**Instructions to follow:** Print only the lines from the top of the data through the line with "const titleText = 'Classification Schemes';", both included, skipping every picture.

**Source excerpt:**
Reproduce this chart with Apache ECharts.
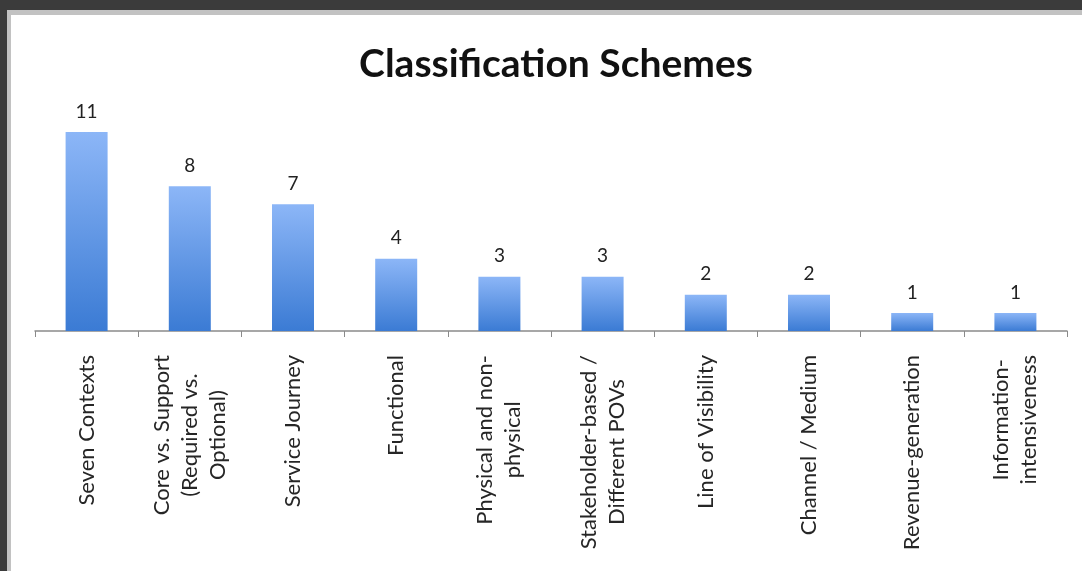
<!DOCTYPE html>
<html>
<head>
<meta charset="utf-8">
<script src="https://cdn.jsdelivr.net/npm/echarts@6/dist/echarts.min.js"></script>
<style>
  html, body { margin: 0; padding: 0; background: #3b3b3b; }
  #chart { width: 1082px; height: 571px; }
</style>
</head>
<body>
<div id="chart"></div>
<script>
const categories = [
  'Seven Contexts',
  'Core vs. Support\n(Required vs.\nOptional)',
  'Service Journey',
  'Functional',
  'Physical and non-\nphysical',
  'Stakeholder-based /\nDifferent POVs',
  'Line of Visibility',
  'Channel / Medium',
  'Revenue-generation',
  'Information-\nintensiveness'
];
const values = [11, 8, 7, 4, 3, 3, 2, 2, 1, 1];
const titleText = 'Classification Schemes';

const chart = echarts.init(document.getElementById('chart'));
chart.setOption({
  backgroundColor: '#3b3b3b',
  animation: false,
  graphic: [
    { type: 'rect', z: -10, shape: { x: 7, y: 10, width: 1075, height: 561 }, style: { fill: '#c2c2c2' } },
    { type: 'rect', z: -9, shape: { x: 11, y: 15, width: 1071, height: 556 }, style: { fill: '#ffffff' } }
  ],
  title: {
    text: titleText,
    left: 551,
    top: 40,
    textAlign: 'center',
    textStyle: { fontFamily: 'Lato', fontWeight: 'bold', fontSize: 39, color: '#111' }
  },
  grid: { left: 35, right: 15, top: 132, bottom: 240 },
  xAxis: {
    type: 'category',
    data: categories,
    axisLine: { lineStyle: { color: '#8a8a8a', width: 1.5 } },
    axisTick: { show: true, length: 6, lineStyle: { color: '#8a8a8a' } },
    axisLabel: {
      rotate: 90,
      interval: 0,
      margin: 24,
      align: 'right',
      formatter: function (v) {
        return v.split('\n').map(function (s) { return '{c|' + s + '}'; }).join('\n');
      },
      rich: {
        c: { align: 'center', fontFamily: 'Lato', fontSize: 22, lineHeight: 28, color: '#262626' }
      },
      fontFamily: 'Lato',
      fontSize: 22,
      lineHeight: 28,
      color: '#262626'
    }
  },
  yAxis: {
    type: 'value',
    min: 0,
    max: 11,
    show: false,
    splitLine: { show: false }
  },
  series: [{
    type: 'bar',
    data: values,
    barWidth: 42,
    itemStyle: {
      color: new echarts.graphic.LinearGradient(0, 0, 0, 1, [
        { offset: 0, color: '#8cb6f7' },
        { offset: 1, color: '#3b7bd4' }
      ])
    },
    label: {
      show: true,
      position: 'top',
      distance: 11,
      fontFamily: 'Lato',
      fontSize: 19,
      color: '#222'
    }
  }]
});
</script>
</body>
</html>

**Task response:**
Reproduce this chart with Apache ECharts.
<!DOCTYPE html>
<html>
<head>
<meta charset="utf-8">
<script src="https://cdn.jsdelivr.net/npm/echarts@6/dist/echarts.min.js"></script>
<style>
  html, body { margin: 0; padding: 0; background: #3b3b3b; }
  #chart { width: 1082px; height: 571px; }
</style>
</head>
<body>
<div id="chart"></div>
<script>
const categories = [
  'Seven Contexts',
  'Core vs. Support\n(Required vs.\nOptional)',
  'Service Journey',
  'Functional',
  'Physical and non-\nphysical',
  'Stakeholder-based /\nDifferent POVs',
  'Line of Visibility',
  'Channel / Medium',
  'Revenue-generation',
  'Information-\nintensiveness'
];
const values = [11, 8, 7, 4, 3, 3, 2, 2, 1, 1];
const titleText = 'Classification Schemes';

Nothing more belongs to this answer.